D'autres - une minorité - sont allés jusqu'à y voir une insulte, un manque de respect. «Dans toutes les civilisations, le respect existe dans la mesure où il se manifeste. Le seul moyen de signifier que l'on respecte quelqu'un est de le montrer, et pour ce faire, on utilise les codes de la culture. Ici, l'hommage sort des codes, et pour certains, du respect», ajoute Dominique Picard.

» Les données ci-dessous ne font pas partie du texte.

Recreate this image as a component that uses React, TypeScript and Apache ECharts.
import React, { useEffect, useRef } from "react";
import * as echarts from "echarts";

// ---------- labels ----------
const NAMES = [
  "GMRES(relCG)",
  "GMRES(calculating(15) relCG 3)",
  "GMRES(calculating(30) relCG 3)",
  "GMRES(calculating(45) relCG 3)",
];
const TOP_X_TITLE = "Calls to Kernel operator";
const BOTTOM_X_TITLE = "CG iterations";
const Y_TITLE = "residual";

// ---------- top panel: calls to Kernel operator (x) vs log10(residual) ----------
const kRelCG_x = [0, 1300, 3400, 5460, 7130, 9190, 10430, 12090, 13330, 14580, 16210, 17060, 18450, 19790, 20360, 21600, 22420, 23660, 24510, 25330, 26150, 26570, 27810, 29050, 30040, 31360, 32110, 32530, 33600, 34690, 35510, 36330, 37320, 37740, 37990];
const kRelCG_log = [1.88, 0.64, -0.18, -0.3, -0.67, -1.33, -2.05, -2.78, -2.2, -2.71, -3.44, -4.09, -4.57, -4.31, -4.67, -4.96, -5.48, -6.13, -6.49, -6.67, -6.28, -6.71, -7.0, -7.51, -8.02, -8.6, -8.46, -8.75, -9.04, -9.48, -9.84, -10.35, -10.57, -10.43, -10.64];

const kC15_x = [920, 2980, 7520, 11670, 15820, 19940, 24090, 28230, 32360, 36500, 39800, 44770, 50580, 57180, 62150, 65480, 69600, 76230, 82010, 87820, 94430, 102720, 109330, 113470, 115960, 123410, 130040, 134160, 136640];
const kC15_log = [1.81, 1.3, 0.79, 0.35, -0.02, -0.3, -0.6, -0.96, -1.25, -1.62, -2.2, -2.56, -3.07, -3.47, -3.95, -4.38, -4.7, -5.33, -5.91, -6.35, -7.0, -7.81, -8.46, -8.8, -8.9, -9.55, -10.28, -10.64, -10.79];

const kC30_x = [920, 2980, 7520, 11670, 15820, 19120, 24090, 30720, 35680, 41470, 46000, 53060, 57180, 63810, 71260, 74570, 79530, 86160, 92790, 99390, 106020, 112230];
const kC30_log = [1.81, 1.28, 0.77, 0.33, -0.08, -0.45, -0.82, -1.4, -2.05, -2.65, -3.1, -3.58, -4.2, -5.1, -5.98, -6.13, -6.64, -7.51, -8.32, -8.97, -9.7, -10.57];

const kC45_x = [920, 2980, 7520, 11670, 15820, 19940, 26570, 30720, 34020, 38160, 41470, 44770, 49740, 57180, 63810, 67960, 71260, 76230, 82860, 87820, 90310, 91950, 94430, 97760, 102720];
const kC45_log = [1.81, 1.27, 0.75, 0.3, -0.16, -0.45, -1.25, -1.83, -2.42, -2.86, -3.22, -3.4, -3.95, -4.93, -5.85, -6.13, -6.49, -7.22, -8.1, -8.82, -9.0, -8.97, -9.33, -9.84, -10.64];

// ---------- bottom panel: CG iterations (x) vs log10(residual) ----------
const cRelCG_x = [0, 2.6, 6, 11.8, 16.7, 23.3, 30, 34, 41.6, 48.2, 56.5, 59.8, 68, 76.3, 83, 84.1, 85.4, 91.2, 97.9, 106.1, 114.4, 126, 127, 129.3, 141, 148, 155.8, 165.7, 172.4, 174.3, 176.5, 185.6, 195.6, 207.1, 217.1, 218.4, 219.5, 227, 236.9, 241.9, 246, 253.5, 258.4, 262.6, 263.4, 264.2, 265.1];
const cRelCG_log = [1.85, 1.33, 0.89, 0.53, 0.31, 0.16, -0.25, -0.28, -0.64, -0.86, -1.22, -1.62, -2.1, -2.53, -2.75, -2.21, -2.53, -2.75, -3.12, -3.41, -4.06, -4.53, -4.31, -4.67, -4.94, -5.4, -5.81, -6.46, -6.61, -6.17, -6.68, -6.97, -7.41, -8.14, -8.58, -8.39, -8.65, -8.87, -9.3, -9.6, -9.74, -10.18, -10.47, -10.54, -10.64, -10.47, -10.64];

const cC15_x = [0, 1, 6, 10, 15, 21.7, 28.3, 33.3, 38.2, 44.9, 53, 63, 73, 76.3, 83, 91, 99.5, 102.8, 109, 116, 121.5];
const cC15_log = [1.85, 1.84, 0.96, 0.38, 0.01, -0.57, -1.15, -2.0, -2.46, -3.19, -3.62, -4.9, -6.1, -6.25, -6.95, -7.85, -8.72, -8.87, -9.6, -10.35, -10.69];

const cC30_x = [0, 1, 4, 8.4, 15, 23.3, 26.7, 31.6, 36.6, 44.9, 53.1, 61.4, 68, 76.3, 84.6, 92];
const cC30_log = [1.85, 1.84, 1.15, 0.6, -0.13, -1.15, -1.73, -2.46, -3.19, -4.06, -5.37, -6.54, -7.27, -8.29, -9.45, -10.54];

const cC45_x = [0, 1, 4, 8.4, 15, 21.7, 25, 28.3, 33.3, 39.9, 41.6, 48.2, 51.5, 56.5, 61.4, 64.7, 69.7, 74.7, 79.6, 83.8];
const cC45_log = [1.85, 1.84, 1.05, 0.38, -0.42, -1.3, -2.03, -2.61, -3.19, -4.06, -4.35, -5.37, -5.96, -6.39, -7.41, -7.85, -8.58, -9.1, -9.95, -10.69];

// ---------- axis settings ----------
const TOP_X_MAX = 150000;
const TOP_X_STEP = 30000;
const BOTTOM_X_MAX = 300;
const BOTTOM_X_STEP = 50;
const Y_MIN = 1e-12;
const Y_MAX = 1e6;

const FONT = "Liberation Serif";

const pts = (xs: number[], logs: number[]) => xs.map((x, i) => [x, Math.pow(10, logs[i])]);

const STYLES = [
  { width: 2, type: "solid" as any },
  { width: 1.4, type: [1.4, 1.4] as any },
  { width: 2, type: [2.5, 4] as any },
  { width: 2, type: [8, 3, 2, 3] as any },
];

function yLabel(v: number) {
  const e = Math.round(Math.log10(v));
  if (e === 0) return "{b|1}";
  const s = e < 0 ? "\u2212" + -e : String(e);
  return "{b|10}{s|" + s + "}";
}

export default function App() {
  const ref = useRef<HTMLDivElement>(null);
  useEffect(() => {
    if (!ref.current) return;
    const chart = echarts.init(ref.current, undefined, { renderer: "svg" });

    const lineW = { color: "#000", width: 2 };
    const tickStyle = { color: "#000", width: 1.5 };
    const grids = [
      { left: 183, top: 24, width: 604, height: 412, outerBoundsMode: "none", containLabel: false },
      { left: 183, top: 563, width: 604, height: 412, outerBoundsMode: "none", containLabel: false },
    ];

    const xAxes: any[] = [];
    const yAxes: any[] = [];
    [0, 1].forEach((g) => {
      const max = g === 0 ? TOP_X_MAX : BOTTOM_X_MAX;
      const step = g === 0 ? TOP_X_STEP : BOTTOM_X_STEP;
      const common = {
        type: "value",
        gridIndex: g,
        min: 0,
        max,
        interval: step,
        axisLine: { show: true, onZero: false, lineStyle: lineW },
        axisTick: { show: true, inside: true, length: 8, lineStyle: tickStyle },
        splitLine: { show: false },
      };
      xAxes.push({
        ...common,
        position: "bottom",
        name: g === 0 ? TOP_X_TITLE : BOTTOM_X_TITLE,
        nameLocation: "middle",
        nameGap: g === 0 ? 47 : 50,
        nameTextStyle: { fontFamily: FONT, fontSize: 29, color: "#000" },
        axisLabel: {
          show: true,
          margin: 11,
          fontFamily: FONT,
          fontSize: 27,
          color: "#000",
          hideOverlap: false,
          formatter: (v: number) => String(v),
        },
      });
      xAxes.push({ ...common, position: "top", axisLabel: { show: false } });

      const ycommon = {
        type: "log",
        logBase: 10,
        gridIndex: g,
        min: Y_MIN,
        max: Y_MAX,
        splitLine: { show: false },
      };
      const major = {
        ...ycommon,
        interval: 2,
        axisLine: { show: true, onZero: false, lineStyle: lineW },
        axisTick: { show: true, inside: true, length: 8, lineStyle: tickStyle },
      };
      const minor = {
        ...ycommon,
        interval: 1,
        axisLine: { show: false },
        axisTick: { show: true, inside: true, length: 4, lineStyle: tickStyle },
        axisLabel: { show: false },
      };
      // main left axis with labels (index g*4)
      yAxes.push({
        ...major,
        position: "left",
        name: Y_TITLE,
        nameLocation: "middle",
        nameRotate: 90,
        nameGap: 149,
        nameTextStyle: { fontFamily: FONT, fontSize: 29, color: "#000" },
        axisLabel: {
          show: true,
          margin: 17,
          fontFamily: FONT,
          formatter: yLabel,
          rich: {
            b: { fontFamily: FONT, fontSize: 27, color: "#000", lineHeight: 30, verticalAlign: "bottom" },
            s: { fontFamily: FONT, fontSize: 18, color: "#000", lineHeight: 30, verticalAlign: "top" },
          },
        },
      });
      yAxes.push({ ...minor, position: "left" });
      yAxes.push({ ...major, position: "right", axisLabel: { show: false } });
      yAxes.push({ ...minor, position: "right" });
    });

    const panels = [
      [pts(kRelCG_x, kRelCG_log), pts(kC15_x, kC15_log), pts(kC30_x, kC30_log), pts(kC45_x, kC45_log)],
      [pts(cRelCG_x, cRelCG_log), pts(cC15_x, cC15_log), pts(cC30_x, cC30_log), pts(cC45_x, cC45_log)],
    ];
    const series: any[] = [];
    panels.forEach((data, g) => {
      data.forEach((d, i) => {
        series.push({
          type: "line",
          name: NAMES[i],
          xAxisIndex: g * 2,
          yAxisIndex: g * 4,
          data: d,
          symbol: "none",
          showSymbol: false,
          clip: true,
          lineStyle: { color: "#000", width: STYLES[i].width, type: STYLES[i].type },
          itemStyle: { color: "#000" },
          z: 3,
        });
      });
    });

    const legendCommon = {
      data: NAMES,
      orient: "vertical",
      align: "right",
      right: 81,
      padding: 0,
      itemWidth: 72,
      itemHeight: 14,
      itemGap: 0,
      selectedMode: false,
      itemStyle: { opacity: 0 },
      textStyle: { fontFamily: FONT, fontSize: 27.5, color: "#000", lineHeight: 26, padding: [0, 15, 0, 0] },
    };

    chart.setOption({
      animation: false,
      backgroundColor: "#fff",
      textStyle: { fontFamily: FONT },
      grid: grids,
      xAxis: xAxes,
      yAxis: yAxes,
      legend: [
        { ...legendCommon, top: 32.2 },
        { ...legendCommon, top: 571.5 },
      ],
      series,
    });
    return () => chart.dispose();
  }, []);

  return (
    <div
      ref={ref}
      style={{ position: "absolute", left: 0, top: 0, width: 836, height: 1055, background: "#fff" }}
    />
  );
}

    Pour certains, il est inenvisageable d'allier l'expression d'émotions liées à un moment joyeux à un temps d'hommage
    Sarah Dumont

En matière de comportement aux funérailles, une forme de norme à laquelle il faudrait se conformer pèse encore lourd, souligne de son côté Sarah Dumont, fondatrice du site Happy End , un «site compagnon pour mieux vivre la mort et le deuil», qui, plus précisément, accompagne dans la préparation de son départ, dans l'organisation de ses obsèques et le vécu de son deuil. «Pour certains, il est donc inenvisageable d'allier l'expression d'émotions liées à un moment joyeux à un temps d'hommage, poursuit-elle. Sans oublier la peur du qu'en-dira-t-on. Quand les pompes funèbres proposent aux personnes organisant des obsèques quelque chose qui sort des sentiers battus, il est très fréquent qu'on leur réponde “ça ne se fait pas”, ou que l'on se demande ce que vont penser les gens.» Mais selon Sarah Dumont, peu importent les jugements. «Quand on est juste, que l'on respecte l'ordre public et que l'hommage est en corrélation avec la personnalité du défunt, tout est permis.»

(1) Dominique Picard est spécialiste des relations sociales, auteure de plusieurs ouvrages sur le sujet.